The District Court denied the injunction, finding that ADP was not likely to prove that the restrictions in the Restrictive Covenant Agreement were designed to protect ADP’s legitimate interests of protecting its customer relationships and proprietary information. Those interests, the District Court found, were already protected by the restrictions contained in the Sales Representative and Non-Disclosure Agreements. Thus, the District Court concluded that the Restrictive Covenant Agreement was an unjustified, and therefore unenforceable, restraint on competition.

The Third Circuit disagreed, reasoning that ADP’s high-performing sales personnel pose a greater threat to ADP’s customer relationships than lower-performing sales personnel do and that ADP therefore had a legitimate interest in imposing more onerous restrictions on the high-performing employees. The Court also remarked that ADP’s two-tiered approach imposed less restraint on competition than a single-tiered approach that imposed the heightened restraints of the Restrictive Covenant Agreement on all ADP sales staff.

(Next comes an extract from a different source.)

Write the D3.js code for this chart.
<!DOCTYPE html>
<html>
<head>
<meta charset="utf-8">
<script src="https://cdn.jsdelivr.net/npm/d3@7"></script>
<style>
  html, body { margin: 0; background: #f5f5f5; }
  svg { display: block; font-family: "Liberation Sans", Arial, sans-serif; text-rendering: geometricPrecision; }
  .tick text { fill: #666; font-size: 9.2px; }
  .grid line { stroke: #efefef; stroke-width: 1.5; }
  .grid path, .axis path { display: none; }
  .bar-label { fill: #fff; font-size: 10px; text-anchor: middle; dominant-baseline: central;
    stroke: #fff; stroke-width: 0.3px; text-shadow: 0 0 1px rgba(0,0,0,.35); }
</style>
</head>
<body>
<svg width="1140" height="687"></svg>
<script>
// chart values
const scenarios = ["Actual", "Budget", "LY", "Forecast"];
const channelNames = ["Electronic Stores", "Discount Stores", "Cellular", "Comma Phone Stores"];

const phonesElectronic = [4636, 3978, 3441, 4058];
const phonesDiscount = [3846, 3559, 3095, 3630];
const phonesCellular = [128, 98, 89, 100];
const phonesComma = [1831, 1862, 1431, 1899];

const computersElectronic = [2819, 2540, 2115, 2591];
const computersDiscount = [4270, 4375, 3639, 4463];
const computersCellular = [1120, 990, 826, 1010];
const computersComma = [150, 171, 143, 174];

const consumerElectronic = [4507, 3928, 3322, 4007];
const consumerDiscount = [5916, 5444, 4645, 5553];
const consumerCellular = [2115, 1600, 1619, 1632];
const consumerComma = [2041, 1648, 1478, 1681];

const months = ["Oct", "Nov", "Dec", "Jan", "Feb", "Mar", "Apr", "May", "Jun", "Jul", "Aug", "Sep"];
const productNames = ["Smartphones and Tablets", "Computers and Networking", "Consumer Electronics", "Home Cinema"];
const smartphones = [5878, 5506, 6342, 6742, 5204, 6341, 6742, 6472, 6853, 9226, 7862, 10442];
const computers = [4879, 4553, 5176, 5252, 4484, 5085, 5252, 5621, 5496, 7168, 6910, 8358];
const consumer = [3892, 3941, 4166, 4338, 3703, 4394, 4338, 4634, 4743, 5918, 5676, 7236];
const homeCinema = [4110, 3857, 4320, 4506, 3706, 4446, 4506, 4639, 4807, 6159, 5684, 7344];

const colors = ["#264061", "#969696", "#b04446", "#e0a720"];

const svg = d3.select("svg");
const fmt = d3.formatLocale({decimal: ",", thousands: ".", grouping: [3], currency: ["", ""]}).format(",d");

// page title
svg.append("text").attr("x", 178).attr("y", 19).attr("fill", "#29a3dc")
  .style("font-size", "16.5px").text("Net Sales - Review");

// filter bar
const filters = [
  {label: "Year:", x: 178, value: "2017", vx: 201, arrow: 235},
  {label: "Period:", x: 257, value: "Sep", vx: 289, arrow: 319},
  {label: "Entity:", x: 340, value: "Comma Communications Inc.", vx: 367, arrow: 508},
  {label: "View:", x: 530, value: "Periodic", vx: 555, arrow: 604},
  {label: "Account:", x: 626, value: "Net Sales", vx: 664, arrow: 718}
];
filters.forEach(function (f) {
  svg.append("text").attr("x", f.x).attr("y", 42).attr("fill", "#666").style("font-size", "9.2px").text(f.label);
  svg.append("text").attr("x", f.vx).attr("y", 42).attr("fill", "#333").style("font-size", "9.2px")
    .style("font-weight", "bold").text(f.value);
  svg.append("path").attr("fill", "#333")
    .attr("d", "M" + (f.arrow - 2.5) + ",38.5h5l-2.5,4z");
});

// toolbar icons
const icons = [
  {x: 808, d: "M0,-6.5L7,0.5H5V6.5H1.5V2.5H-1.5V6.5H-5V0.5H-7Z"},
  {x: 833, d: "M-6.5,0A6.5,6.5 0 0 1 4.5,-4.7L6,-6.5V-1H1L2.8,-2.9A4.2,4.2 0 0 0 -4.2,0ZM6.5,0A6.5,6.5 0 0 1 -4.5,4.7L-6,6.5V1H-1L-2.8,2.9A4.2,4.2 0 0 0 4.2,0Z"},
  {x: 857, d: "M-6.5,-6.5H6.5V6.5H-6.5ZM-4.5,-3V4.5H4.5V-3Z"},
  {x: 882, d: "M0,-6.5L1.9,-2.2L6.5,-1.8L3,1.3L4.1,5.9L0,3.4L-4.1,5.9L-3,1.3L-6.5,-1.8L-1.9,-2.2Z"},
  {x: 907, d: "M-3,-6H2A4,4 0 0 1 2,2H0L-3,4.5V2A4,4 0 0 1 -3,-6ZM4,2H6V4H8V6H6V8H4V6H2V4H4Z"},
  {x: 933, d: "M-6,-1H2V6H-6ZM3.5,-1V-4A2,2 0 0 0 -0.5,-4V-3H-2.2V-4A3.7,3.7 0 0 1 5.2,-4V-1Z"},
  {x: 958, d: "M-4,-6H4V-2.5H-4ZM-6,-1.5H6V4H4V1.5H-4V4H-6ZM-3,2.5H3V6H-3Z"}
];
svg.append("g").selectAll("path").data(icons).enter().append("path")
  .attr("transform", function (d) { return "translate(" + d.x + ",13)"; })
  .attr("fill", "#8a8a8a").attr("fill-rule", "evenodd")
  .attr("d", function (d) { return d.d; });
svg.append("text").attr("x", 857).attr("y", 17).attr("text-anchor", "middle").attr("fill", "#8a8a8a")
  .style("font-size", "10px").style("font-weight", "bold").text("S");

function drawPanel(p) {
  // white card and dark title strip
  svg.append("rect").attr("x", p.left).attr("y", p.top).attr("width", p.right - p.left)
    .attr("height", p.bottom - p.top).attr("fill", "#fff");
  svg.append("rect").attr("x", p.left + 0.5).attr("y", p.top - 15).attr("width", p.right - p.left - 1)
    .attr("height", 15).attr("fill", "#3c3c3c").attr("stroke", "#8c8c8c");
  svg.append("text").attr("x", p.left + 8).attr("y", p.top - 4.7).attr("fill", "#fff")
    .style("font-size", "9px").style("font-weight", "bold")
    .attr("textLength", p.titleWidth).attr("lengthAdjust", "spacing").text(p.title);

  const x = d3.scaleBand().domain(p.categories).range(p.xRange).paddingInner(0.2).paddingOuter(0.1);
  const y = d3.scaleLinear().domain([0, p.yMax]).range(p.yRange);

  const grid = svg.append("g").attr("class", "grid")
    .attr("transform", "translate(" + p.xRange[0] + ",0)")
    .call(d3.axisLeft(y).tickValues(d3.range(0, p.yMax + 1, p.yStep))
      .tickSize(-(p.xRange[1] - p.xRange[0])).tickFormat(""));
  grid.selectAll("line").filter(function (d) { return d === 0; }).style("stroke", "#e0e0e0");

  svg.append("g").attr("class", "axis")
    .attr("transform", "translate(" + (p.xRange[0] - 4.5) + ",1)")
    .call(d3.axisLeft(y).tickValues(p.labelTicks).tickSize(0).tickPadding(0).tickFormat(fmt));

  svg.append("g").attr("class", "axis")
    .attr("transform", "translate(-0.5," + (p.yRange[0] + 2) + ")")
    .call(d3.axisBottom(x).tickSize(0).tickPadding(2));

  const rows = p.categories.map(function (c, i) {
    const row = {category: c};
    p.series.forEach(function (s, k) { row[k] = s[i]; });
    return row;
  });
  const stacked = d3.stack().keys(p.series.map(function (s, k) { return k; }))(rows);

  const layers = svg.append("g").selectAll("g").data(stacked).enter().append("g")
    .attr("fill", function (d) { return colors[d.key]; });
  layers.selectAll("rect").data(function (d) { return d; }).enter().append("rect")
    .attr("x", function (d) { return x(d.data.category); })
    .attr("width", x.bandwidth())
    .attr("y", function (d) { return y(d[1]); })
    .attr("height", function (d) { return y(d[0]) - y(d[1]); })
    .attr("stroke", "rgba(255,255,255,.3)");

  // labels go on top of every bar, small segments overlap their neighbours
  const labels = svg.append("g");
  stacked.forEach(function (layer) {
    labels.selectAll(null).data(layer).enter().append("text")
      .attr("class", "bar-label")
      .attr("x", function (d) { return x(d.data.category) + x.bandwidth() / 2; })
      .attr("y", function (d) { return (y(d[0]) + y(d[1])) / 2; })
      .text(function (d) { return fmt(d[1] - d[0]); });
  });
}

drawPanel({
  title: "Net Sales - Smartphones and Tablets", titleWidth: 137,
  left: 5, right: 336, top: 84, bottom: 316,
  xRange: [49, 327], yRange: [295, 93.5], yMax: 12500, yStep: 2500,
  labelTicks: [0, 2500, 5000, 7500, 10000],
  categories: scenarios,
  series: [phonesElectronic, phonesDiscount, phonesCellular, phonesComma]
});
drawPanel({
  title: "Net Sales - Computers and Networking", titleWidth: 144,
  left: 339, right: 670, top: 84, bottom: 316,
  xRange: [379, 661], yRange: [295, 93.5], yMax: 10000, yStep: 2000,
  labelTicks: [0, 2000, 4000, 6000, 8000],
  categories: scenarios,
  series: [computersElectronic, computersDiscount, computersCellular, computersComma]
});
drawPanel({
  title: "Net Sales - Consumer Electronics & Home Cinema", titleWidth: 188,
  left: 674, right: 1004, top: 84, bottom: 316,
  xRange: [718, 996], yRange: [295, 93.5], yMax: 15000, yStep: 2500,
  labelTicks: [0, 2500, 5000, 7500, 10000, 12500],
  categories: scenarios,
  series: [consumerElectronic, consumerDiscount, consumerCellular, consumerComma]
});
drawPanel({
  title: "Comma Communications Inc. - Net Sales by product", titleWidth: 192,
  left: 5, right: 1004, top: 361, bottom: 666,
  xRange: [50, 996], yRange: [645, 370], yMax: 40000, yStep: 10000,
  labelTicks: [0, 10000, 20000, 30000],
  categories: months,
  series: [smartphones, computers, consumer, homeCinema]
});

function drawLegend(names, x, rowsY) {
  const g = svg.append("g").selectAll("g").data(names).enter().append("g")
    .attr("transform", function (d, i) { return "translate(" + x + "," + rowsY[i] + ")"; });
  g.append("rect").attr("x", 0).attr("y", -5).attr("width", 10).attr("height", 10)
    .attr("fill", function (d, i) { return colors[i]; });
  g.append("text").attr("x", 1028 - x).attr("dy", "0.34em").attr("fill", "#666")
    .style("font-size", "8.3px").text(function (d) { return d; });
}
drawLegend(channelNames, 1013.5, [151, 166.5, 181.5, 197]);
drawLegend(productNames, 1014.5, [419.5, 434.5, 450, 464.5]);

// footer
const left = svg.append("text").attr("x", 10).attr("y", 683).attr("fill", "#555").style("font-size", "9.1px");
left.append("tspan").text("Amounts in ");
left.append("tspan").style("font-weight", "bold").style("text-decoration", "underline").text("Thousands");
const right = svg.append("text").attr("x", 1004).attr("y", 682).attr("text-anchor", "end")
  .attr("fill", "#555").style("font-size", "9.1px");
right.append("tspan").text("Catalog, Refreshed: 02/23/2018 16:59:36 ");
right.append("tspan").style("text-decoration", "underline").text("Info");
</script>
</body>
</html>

The Third Circuit did acknowledge, however, that the restraints in the Restrictive Covenant Agreement may impose an undue burden on the former employees. But the appropriate judicial response, according to the Court, is not to strike the agreement down entirely, but instead to blue line the agreement to make it reasonable and not excessively burdensome. In fact, ADP conceded that the Restrictive Covenant Agreement’s non-solicitation should be modified so that it is limited to customers about whom the employees gained knowledge during their employment with ADP. The Court thus remanded the matter to the District Court to blue line the Restrictive Covenant Agreement.